JTA - Chabad-Lubavitch rabbis in the Crown Heights section of Brooklyn issued an edict to void the New York neighborhood’s new eruv — a marked-off area that allows observant Jews to carry objects on Shabbat.
The edict was published last Friday on the news site COLive, which serves communities belonging to the Chabad-Lubavitch movement and other Hasidic streams. Authored by the beit din, or rabbinical court, of Crown Heights, whose members are Lubavitch, it concerns an eruv set up by a modern Orthodox Jewish community on the edge of the Brooklyn neighborhood.
The dispute is a sign of the demographic changes rippling through the Lubavitch stronghold of Crown Heights as more and more modern Orthodox Jews move into the heavily Jewish area, according to The New York Jewish Week.

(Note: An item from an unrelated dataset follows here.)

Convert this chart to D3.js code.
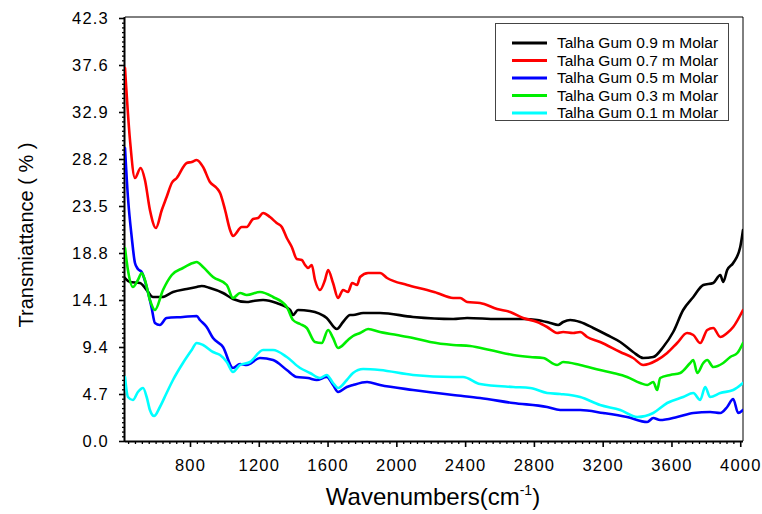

In the absence of an eruv, some families refrain from leaving their house on Shabbat because they have no way of transporting infants, resulting in de facto curfews on weekends.
The new Crown Heights eruv was built privately this month and is a boon to members of Congregation Kol Israel, a largely modern Orthodox synagogue founded in 1924, according to The Jewish Week, because it increases sixfold the previous eruv area for that community.
The eruv is composed of fishing line that connects the tops of lampposts.
“I think it’s going to be tremendous for us,” Naftali Hanau, a member of Kol Israel’s eruv committee, told the weekly newspaper.
But Lubavitch tradition has different guidelines for building eruvs, including requiring the poles that hold the fishing line to be closer together and that large areas in the public domain, such as the Eastern Parkway thoroughfare, cannot be enclosed in an eruv. For some communities, an eruv can apply only in an area that can be physically cordoned off from the surrounding area.
Members of the Lubavitch community also feel the construction of the eruv was done without respect for a community and leaders who established the strong Orthodox presence in the neighborhood, and who stuck it out there in leaner economic times and in the wake of the 1991 riots there. After the riots, whose victims included an Australian Lubavitch man who was killed in an attack by a dozen or more African-American youths, the Lubavitch community worked successfully to improve relations with its non-Jewish neighbors.
“Recently, reports have proliferated about the supposed installation of an eruv by individuals qualified to do so,” the edict, signed by the Beit Din’s Rabbi Avrohom Osdoba and Rabbi Shlomo Yehuda Halevy Segal. “We hereby inform the public that, after investigating and looking into this issue, the reports are false and all those rabbis or expert eruv installers, whose names were tied to these reports, have testified before us that they did not assist the devastation of the Shabbat in our honorable neighborhood.”
Crown Heights, the edict also said, “does not have a kosher eruv in all its borders.”
Hanau, of the Kol Israel synagogue, told The Jewish Week that he has no intention of defending the eruv to its critics.
“We’re trying not to engage,” he said, stressing that anyone who doesn’t approve of the eruv doesn’t have to use it. “If you don’t like it, don’t carry,” he said.